Records shown:
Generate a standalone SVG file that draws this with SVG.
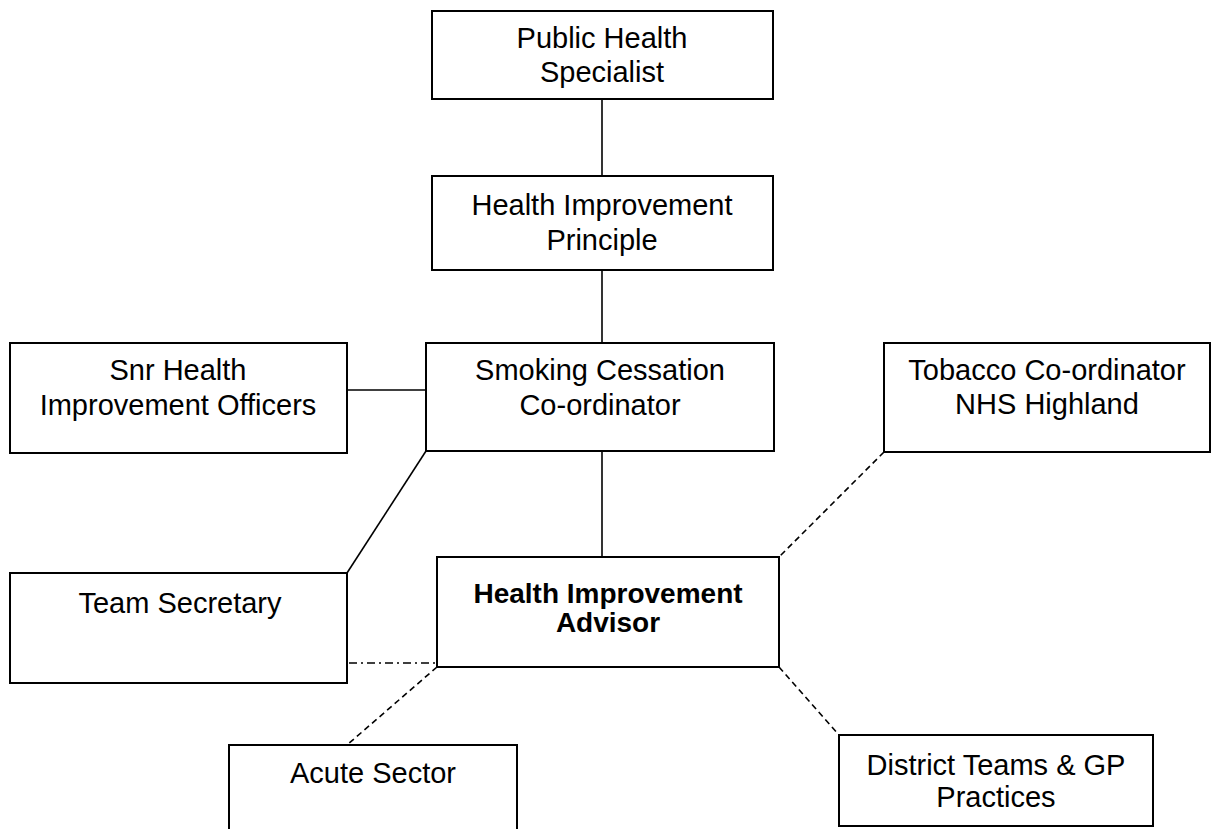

--

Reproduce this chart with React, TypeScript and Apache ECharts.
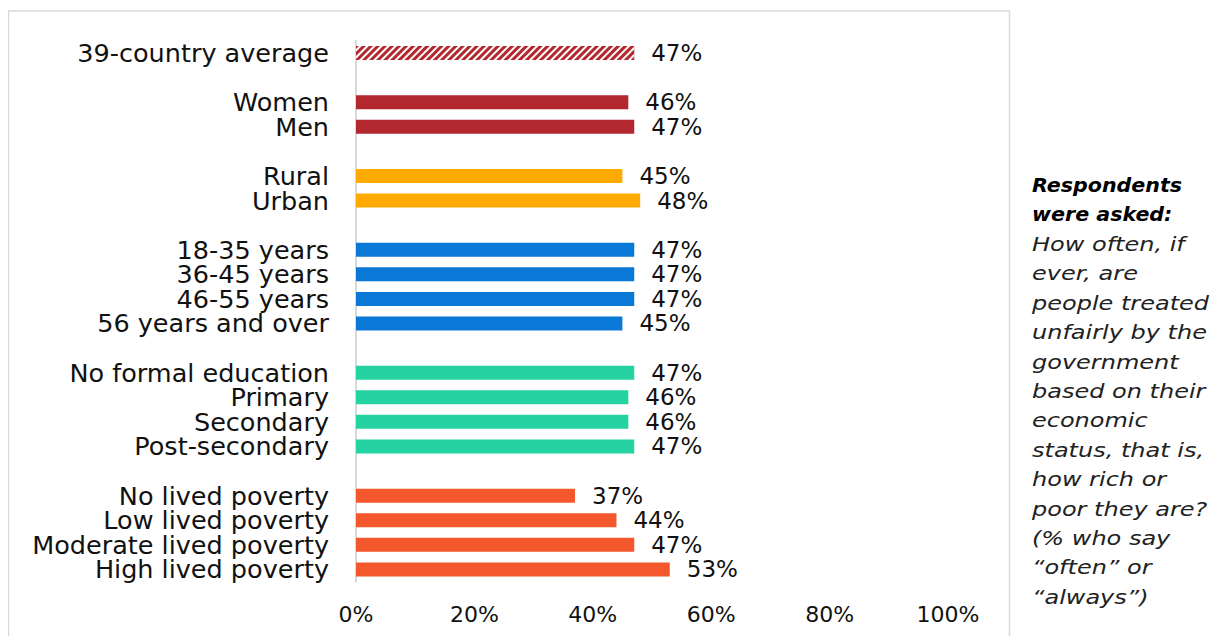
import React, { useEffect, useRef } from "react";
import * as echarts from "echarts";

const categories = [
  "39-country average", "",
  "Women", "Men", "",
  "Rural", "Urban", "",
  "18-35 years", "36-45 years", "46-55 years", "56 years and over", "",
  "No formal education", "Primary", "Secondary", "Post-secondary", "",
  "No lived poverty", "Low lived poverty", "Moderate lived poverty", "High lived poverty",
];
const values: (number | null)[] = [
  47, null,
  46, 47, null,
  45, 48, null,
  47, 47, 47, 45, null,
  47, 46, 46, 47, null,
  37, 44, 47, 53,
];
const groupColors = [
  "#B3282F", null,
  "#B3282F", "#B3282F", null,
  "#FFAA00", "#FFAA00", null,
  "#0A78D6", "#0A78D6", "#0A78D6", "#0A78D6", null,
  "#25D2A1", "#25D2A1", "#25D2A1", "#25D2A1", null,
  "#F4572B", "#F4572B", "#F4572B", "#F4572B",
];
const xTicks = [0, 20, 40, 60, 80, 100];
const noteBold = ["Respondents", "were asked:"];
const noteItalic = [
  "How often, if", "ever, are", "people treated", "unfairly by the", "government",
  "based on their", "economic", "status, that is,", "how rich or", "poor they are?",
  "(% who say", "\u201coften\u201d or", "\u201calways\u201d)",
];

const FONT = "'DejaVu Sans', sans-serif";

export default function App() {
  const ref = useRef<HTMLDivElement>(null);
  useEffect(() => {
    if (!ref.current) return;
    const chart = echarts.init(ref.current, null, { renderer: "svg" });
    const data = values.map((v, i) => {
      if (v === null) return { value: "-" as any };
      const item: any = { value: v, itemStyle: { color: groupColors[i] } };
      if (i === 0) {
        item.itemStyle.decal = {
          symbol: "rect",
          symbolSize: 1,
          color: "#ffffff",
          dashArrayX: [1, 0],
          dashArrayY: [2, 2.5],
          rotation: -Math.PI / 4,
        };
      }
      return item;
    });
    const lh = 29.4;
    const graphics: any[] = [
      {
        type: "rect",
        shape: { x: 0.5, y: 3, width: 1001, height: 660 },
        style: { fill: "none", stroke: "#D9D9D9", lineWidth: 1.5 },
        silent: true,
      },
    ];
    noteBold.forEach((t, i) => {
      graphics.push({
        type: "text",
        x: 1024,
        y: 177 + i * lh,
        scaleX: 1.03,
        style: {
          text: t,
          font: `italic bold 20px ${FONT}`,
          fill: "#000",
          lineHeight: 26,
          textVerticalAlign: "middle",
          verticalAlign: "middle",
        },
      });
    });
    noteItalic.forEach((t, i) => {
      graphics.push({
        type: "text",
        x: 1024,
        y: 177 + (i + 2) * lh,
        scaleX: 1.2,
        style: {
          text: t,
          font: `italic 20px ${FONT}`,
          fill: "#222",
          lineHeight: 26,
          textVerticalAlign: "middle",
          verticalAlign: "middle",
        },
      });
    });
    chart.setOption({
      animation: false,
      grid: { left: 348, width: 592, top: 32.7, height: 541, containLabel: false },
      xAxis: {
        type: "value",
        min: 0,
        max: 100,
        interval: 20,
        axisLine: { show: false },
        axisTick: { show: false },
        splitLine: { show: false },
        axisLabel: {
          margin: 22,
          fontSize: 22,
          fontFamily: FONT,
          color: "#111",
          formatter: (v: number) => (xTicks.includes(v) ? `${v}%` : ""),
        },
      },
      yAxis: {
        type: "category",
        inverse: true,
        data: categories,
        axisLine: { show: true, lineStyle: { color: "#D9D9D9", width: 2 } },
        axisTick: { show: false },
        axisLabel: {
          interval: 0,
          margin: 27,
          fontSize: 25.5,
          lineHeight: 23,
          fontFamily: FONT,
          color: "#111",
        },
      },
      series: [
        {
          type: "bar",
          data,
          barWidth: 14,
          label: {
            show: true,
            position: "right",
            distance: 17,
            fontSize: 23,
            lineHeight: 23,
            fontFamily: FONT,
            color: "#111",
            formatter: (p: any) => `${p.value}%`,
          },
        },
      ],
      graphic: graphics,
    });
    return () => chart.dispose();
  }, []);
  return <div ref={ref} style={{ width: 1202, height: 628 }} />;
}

Given request: Your answer should be a single number: the count of lines containing the word "React".

Problem solution: 2